‘Inferno’ COVID19; le tre varianti, semi-conosciute, che spaventano il mondo

 
 

Lunedì. Inizio della settimana e giorno ideale per fare il punto della situazione.
In ambito dell’attuale pandemia da SARS COV-2, sono tre le varianti che vengono attentamente monitorate e che prendono il nome dal luogo dove sono state osservate per la prima volta.

Queste informazioni sono presente nelle FAQ (Domande poste con frequenza) dedicate alle varianti del COVID19, diffuse dall’Istituto Superiore di Sanità.
In tutti e tre i casi il virus presenta delle mutazioni sulla cosiddetta proteina ‘spike’, che è quella con cui il virus ‘si attacca’ alla cellula. Ecco nel dettaglio le tre varianti:

La ‘variante inglese’ (VOC 202012/01): è stata isolata per la prima volta nel settembre 2020 in Gran Bretagna, mentre in Europa il primo caso rilevato risale al 9 novembre 2020. È monitorata perché ha una trasmissibilità più elevata, ipotizzata anche una maggiore patogenicità, ma al momento non sono emerse evidenze di un effetto negativo sull’efficacia dei vaccini;

La ‘variante sudafricana’ (501 Y.V2): è stata isolata per la prima volta nell’ottobre 2020 in Sud Africa, mentre in Europa il primo caso rilevato risale al 28 dicembre 2020. È monitorata perché ha una trasmissibilità più elevata e perché, dai primi studi, sembra che possa diminuire l’efficacia del vaccino. Si studia se possa causare un maggior numero di reinfezioni in soggetti già guariti da COVID-19;

La ‘variante brasiliana’ (P.1) è stata isolata per la prima volta nel gennaio 2021 in Brasile e Giappone. Alla data del 25 gennaio 2021 è stata segnalata in 8 paesi, compresa l’Italia. È monitorata perché ha una trasmissibilità più elevata e perché dai primi studi sembra che possa diminuire l’efficacia del vaccino. Si studia se possa causare un maggior numero di reinfezioni in soggetti già guariti da Covid-19.
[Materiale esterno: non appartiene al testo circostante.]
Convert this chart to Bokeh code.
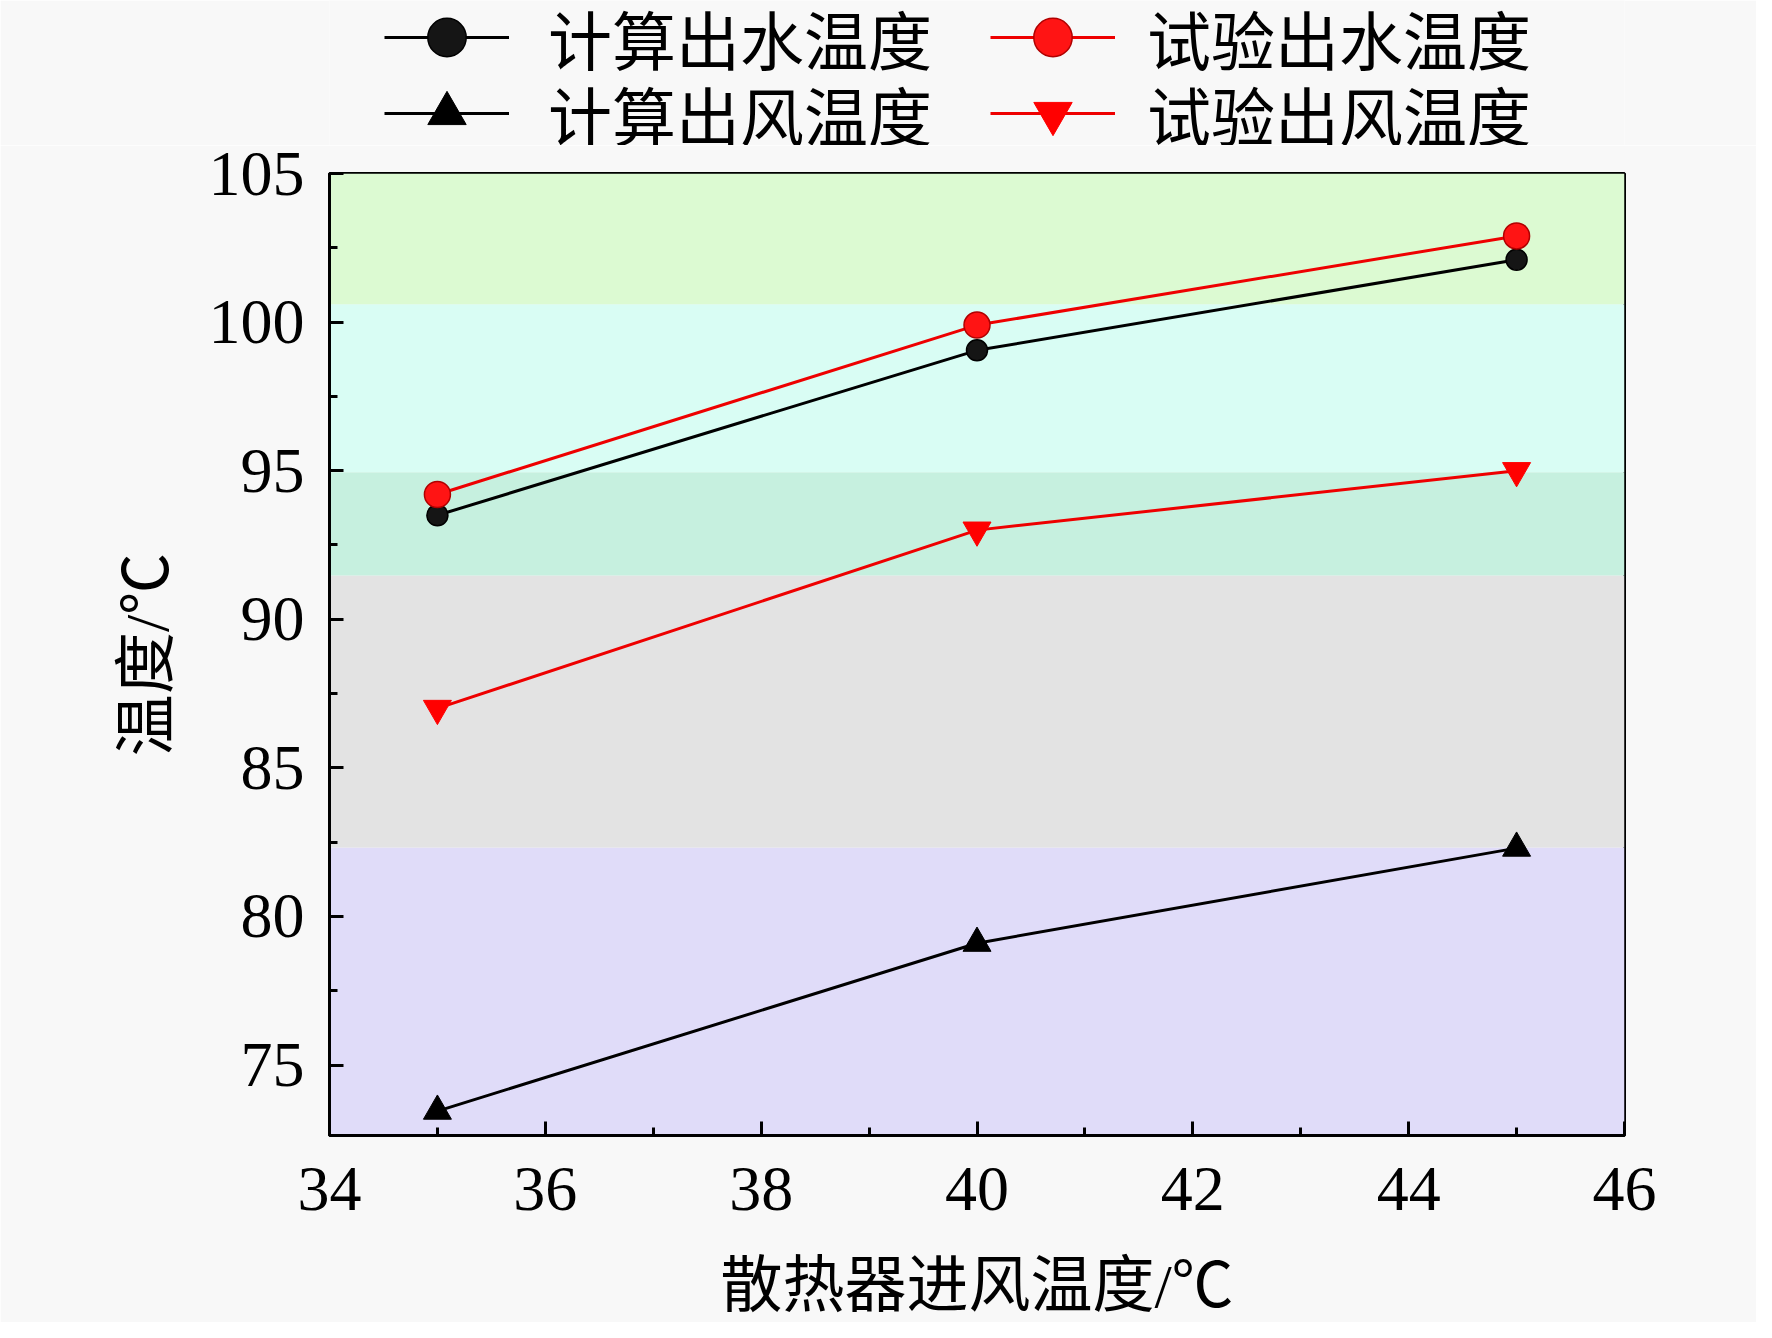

In particolare sulle mutazioni, l’ISS evidenzia che i virus, in particolare quelli a RNA come i Coronavirus, evolvono costantemente attraverso mutazioni del loro genoma. Mutazioni del virus Sars-CoV-2 sono state osservate in tutto il mondo fin dall’inizio della pandemia.
Mentre la maggior parte delle mutazioni non ha un impatto significativo qualcuna può dare al virus alcune caratteristiche come ad esempio un vantaggio selettivo rispetto alle altre attraverso una maggiore trasmissibilità, una maggiore patogenicità con forme più severe di malattia o la possibilità di aggirare l’immunità precedentemente acquisita da un individuo o per infezione naturale o per vaccinazione. In questi casi diventano motivo di preoccupazione e devono essere monitorate con attenzione.